> _STATED GOAL_
Identify the lines that include the word "this", then copy all of them.

> _EXERCISE DATA_
================
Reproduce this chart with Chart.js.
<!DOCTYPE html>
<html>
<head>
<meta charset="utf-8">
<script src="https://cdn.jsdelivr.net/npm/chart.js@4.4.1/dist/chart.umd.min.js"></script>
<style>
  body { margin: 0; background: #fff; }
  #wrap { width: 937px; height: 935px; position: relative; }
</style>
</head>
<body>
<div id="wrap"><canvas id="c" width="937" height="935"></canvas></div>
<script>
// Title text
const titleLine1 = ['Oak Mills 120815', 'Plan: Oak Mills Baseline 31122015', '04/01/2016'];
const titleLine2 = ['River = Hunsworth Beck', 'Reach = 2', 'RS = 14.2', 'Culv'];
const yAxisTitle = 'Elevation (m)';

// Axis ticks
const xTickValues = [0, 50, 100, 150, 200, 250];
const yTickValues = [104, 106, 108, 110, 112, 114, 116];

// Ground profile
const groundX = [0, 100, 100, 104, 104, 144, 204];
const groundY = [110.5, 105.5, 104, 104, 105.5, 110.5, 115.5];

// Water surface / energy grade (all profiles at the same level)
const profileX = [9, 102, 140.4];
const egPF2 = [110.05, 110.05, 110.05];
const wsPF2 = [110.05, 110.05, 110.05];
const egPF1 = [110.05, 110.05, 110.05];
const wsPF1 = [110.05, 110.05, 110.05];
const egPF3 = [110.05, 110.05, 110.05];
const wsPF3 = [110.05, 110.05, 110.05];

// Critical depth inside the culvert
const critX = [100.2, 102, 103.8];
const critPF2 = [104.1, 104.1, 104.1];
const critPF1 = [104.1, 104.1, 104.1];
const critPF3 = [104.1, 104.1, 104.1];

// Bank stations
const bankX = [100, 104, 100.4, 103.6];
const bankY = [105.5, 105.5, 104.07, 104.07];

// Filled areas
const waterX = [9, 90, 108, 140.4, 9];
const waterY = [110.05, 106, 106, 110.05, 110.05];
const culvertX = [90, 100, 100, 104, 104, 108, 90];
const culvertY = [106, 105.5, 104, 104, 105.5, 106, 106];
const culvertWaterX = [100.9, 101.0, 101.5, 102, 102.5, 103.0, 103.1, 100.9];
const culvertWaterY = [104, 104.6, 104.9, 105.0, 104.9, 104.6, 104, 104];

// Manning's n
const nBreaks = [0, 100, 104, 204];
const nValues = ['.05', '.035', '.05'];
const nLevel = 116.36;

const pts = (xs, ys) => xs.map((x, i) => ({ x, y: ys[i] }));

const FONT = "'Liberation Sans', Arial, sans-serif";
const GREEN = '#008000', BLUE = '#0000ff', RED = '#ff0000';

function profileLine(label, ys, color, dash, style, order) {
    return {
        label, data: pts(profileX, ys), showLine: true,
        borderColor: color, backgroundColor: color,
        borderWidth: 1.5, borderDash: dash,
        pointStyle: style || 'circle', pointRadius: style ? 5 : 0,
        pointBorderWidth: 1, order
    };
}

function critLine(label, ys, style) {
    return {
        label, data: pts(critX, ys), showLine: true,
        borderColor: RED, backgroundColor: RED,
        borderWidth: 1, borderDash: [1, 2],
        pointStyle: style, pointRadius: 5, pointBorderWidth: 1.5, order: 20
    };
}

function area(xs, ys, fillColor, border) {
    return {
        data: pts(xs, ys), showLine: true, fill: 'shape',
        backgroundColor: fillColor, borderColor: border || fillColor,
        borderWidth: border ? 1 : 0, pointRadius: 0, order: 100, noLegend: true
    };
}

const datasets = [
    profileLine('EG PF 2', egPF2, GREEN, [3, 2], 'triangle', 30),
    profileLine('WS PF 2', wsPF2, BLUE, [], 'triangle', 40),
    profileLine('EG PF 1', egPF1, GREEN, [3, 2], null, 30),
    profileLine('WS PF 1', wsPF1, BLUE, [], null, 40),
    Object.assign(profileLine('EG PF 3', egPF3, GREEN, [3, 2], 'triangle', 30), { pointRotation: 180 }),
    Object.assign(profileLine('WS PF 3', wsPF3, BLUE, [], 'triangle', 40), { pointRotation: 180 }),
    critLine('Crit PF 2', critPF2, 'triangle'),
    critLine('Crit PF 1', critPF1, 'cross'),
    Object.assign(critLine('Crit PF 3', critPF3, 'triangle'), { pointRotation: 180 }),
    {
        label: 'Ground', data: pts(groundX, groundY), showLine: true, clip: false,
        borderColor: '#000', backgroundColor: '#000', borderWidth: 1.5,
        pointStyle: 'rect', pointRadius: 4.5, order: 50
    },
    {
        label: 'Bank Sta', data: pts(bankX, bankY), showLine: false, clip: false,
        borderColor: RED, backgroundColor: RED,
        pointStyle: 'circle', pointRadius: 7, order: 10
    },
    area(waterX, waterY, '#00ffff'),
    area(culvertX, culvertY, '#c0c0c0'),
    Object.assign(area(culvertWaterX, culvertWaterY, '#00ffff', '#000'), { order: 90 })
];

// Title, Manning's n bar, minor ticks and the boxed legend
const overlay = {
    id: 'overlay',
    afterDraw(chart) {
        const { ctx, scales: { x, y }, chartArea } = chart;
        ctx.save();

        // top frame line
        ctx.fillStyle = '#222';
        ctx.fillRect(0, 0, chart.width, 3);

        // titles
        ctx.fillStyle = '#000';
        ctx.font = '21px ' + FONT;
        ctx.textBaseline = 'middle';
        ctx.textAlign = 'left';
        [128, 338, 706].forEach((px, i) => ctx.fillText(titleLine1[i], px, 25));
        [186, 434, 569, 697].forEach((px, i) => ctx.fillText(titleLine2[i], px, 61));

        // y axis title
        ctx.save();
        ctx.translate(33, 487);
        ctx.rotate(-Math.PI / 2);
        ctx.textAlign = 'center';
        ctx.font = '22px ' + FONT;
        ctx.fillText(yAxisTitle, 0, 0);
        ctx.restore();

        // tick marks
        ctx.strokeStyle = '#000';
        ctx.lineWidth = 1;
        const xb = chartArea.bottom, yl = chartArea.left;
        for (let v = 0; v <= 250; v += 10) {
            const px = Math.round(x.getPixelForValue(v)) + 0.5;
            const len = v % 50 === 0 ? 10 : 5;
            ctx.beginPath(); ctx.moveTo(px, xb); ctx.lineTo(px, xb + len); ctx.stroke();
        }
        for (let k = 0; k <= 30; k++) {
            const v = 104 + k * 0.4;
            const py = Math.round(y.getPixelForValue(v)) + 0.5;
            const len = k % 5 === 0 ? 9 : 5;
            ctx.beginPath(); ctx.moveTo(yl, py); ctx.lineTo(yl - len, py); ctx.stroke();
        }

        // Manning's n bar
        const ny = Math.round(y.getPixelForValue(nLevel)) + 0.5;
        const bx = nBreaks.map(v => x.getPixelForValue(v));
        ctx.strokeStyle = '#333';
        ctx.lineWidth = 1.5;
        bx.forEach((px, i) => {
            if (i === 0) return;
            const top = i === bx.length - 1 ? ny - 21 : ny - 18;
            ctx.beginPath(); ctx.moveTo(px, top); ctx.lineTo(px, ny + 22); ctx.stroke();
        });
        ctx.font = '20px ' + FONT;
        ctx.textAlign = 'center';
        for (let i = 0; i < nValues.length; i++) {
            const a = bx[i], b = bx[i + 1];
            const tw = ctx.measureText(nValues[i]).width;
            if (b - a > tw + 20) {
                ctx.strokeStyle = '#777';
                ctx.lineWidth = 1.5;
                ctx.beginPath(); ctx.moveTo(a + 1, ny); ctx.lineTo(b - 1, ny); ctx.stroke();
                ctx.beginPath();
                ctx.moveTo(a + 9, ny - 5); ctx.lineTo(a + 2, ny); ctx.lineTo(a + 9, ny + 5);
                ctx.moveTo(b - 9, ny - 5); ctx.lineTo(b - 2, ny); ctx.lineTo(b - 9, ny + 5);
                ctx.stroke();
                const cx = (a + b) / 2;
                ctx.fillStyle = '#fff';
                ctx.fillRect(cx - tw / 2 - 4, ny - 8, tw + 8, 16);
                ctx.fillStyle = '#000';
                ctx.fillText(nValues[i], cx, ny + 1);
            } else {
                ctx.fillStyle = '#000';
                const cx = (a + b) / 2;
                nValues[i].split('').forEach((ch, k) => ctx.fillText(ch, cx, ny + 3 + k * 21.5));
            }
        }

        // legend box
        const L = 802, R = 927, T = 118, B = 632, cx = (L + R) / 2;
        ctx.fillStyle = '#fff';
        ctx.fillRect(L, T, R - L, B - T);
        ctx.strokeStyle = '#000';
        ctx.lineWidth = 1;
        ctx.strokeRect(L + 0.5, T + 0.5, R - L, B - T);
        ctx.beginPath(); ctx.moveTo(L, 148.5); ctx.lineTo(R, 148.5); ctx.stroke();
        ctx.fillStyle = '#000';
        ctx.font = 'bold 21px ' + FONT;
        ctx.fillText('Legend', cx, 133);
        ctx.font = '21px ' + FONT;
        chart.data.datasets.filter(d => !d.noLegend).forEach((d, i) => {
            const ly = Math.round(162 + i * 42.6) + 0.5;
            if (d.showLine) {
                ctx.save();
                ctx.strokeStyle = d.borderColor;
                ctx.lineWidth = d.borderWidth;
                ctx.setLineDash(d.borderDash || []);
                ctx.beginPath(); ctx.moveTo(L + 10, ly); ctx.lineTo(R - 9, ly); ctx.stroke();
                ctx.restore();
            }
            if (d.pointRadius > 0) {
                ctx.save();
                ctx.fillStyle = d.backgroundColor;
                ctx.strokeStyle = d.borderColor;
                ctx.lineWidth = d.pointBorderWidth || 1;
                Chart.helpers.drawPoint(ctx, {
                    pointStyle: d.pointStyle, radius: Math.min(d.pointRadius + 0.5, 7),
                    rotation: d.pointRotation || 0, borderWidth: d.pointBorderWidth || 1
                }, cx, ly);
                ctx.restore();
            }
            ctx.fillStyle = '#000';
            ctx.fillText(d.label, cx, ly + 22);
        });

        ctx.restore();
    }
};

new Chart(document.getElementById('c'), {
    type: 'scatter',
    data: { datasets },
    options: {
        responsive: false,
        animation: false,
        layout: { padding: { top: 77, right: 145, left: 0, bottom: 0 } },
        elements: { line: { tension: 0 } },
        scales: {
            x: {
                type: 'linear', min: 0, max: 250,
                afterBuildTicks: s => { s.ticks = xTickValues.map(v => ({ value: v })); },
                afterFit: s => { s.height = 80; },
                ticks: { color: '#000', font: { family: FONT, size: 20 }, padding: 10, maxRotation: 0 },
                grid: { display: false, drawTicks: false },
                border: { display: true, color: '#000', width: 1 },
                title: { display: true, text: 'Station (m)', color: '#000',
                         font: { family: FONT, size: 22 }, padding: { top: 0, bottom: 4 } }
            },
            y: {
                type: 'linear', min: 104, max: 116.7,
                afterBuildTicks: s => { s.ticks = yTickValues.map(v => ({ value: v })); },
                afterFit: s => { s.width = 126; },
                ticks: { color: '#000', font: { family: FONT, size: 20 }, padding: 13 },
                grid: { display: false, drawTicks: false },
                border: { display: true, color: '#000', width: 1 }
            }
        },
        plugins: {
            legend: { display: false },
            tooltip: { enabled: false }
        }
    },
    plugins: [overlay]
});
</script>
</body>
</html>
================
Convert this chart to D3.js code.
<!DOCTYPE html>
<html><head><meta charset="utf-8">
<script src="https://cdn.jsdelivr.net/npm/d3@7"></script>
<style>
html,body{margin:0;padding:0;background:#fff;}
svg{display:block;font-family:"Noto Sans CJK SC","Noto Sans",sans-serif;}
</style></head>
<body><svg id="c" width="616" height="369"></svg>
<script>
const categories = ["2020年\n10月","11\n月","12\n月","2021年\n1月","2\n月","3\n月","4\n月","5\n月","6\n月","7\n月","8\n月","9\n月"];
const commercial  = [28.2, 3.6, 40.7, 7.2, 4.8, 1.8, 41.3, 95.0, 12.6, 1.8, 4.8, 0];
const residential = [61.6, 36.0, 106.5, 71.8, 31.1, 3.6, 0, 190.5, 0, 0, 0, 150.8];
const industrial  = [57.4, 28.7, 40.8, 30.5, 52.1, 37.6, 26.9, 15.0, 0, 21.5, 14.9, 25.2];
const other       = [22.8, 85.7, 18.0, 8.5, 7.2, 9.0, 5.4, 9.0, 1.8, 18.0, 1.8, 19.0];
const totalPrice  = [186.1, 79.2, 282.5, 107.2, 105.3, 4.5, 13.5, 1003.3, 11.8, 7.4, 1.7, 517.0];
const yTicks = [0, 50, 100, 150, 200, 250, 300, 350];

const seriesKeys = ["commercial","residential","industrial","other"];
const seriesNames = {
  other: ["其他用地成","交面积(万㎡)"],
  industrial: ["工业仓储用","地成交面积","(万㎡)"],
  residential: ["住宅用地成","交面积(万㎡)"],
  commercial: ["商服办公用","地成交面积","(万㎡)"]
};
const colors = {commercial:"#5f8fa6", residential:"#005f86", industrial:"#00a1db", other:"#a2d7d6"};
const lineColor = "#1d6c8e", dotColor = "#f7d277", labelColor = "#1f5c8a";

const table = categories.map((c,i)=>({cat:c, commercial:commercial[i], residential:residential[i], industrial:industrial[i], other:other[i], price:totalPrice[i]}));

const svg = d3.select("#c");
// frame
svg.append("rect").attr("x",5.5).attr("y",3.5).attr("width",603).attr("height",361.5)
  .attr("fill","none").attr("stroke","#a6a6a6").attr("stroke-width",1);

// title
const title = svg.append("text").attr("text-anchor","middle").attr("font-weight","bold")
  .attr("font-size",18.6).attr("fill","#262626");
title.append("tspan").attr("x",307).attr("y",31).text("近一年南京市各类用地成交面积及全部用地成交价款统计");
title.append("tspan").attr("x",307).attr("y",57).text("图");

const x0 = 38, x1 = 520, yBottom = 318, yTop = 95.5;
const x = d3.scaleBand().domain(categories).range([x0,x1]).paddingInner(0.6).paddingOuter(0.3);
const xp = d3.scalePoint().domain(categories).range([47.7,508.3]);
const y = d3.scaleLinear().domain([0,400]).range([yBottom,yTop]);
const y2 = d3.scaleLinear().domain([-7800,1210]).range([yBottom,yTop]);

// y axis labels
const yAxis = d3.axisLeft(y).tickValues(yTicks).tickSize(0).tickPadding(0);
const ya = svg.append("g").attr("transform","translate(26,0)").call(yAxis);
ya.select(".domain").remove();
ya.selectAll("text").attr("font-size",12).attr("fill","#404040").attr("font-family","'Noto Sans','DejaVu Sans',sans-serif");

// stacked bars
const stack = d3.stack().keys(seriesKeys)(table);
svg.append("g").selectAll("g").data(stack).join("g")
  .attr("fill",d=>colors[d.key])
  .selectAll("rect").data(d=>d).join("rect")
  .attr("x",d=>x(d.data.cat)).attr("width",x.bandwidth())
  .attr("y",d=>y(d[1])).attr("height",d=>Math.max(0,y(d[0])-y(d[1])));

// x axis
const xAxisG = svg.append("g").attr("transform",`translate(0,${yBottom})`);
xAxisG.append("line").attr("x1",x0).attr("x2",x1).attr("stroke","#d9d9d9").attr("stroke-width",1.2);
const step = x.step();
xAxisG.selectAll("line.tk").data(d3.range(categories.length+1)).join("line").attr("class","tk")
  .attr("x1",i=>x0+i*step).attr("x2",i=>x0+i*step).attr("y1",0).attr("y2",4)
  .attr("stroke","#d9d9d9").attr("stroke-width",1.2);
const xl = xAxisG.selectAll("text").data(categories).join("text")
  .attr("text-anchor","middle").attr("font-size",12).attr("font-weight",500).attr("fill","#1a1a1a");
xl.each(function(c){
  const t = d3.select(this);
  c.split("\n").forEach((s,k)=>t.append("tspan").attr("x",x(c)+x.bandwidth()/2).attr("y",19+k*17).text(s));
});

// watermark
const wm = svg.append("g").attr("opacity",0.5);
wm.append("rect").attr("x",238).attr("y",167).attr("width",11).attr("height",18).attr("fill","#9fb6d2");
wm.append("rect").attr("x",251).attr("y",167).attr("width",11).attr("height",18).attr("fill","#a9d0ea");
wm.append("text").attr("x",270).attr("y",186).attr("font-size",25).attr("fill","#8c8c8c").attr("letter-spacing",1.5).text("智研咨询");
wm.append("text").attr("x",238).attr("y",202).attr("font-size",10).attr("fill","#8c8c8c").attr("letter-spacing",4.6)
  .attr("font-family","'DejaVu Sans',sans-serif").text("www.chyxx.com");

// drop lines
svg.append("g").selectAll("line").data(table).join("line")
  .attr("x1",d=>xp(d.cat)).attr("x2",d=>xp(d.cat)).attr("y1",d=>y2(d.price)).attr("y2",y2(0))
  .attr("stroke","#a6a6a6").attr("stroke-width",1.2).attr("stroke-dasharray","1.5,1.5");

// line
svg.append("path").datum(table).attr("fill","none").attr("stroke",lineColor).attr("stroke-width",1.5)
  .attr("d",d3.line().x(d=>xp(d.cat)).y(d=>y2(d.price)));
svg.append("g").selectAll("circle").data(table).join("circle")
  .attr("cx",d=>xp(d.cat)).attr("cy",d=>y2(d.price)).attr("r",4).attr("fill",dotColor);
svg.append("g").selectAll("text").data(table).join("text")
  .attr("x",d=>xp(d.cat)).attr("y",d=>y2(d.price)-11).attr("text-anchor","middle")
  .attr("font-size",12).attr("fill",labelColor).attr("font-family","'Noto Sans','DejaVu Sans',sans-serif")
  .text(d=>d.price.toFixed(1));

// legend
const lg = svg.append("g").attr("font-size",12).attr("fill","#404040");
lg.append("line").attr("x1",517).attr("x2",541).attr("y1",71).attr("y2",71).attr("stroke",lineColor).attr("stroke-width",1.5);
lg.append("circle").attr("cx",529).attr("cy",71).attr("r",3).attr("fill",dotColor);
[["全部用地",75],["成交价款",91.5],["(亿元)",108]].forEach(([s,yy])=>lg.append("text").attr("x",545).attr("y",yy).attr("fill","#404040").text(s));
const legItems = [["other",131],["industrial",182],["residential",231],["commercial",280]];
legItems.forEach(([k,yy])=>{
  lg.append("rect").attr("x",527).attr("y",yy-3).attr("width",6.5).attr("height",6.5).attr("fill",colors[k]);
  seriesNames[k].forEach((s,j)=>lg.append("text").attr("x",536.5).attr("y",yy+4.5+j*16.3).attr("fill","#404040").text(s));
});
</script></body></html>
================
> _TASK OUTPUT_
Reproduce this chart with Chart.js.
Convert this chart to D3.js code.
  const t = d3.select(this);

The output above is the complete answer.